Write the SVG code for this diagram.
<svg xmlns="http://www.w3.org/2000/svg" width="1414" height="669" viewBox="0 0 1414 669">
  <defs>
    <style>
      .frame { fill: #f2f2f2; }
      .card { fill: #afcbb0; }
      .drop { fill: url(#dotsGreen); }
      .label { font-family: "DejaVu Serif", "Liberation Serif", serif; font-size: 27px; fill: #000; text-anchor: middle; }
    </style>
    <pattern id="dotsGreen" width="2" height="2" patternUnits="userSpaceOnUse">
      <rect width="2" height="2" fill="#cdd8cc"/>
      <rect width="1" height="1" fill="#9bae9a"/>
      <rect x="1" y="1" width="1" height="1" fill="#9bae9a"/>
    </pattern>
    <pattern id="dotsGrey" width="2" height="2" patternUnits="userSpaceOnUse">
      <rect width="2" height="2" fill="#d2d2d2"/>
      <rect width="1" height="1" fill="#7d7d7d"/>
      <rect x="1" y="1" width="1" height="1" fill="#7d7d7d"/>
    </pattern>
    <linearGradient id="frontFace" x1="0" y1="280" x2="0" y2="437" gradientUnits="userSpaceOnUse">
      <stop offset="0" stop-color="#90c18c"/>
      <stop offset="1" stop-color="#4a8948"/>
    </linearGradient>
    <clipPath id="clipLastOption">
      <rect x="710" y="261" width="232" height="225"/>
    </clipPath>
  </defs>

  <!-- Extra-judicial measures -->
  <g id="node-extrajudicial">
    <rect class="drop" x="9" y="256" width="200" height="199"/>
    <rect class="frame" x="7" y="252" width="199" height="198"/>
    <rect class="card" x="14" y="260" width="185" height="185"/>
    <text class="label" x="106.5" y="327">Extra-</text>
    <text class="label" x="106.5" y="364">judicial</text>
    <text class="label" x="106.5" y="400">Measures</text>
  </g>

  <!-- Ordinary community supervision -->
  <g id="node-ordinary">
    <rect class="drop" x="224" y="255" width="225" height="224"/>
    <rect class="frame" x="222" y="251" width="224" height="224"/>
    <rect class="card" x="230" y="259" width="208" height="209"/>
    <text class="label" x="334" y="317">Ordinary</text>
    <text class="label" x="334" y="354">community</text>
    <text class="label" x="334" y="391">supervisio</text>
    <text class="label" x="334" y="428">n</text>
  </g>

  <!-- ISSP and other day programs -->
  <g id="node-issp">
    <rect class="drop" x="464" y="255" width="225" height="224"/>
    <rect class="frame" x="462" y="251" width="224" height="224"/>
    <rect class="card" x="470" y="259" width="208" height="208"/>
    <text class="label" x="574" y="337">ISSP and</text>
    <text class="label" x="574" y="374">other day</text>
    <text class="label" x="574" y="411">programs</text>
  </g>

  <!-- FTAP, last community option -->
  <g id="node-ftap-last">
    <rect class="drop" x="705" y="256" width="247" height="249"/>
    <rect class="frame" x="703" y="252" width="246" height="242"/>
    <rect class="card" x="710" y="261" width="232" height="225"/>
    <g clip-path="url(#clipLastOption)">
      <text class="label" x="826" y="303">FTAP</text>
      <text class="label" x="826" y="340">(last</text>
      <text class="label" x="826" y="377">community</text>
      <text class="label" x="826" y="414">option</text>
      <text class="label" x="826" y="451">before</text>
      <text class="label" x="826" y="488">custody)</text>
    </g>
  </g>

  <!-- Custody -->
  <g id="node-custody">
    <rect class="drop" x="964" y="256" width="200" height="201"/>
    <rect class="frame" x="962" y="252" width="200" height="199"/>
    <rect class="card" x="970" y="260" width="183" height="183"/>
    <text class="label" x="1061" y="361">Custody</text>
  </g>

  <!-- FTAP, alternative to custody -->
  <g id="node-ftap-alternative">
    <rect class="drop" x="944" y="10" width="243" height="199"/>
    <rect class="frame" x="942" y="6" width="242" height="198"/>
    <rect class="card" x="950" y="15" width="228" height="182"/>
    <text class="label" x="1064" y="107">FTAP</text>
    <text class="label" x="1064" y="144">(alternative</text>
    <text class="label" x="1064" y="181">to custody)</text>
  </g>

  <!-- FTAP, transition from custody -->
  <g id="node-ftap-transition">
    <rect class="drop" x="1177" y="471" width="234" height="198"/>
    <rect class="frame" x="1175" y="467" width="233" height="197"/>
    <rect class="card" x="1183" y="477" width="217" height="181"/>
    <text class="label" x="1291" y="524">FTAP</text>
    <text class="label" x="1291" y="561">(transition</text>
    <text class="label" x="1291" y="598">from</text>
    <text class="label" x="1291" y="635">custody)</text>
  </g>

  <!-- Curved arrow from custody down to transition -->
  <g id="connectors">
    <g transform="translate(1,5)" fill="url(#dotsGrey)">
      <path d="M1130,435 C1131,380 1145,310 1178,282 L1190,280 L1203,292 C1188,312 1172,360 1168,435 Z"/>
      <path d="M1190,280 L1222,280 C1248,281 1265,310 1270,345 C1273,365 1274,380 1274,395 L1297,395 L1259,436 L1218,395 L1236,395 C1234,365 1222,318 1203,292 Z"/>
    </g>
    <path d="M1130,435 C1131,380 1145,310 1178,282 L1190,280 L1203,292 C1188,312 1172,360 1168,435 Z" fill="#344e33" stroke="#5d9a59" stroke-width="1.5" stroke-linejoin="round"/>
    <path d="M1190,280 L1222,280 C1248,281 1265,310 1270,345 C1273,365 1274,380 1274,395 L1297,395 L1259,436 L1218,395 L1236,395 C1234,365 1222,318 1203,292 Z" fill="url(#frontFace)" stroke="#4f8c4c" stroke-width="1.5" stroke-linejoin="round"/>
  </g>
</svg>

⁂

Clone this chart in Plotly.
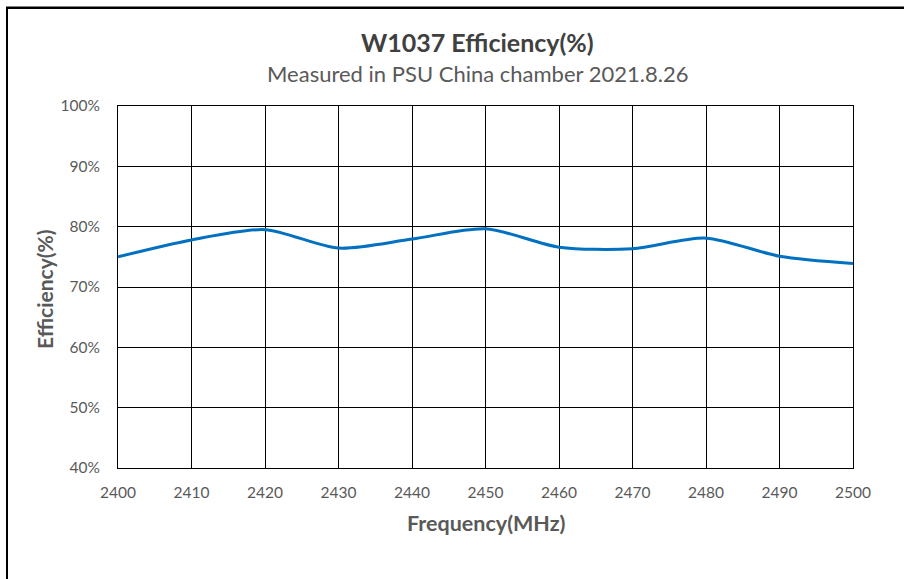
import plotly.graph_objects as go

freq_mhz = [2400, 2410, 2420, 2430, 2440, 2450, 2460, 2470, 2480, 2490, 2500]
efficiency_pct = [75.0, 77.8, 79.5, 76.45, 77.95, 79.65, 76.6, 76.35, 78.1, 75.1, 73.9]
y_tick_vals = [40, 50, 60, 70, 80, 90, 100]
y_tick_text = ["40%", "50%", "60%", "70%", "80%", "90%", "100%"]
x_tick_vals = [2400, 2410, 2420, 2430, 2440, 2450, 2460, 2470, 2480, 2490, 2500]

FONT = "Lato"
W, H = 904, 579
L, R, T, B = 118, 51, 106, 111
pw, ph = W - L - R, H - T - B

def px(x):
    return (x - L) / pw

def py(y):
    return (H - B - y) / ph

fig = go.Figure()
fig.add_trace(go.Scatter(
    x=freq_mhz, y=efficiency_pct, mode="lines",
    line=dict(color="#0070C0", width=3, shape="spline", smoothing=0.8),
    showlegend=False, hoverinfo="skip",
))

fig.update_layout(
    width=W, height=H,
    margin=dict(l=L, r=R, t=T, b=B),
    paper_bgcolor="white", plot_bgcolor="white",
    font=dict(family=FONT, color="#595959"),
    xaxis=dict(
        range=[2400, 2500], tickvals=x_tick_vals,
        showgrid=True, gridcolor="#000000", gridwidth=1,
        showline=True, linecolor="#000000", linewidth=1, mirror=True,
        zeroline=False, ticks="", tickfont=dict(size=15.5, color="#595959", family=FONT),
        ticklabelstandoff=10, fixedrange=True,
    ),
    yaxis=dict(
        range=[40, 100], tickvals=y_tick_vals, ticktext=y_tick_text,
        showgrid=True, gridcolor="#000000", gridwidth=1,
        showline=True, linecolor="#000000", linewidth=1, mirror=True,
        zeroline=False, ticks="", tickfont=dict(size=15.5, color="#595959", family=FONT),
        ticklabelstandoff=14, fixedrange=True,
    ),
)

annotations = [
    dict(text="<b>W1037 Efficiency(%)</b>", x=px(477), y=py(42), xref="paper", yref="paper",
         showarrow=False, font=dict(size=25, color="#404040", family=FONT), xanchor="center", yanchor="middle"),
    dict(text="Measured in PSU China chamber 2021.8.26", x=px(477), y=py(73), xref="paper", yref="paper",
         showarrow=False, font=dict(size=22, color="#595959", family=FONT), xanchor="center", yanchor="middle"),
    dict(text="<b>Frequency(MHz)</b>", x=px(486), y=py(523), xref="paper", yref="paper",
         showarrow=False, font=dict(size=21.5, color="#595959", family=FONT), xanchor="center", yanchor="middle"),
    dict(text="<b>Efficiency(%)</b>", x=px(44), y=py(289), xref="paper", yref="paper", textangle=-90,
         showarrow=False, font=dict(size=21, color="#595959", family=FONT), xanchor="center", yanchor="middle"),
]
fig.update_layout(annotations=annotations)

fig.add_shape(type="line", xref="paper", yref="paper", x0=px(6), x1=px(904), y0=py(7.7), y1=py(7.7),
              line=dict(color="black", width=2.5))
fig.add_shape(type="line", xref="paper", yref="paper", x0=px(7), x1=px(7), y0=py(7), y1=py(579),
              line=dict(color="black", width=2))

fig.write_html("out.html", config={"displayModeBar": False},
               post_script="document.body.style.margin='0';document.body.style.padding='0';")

⁂

#### SHORT TASK:
Gather up the lines that contain the word "this".

#### EXERCISE SOLUTION:
Write the SVG code for this diagram.
Clone this chart in Plotly.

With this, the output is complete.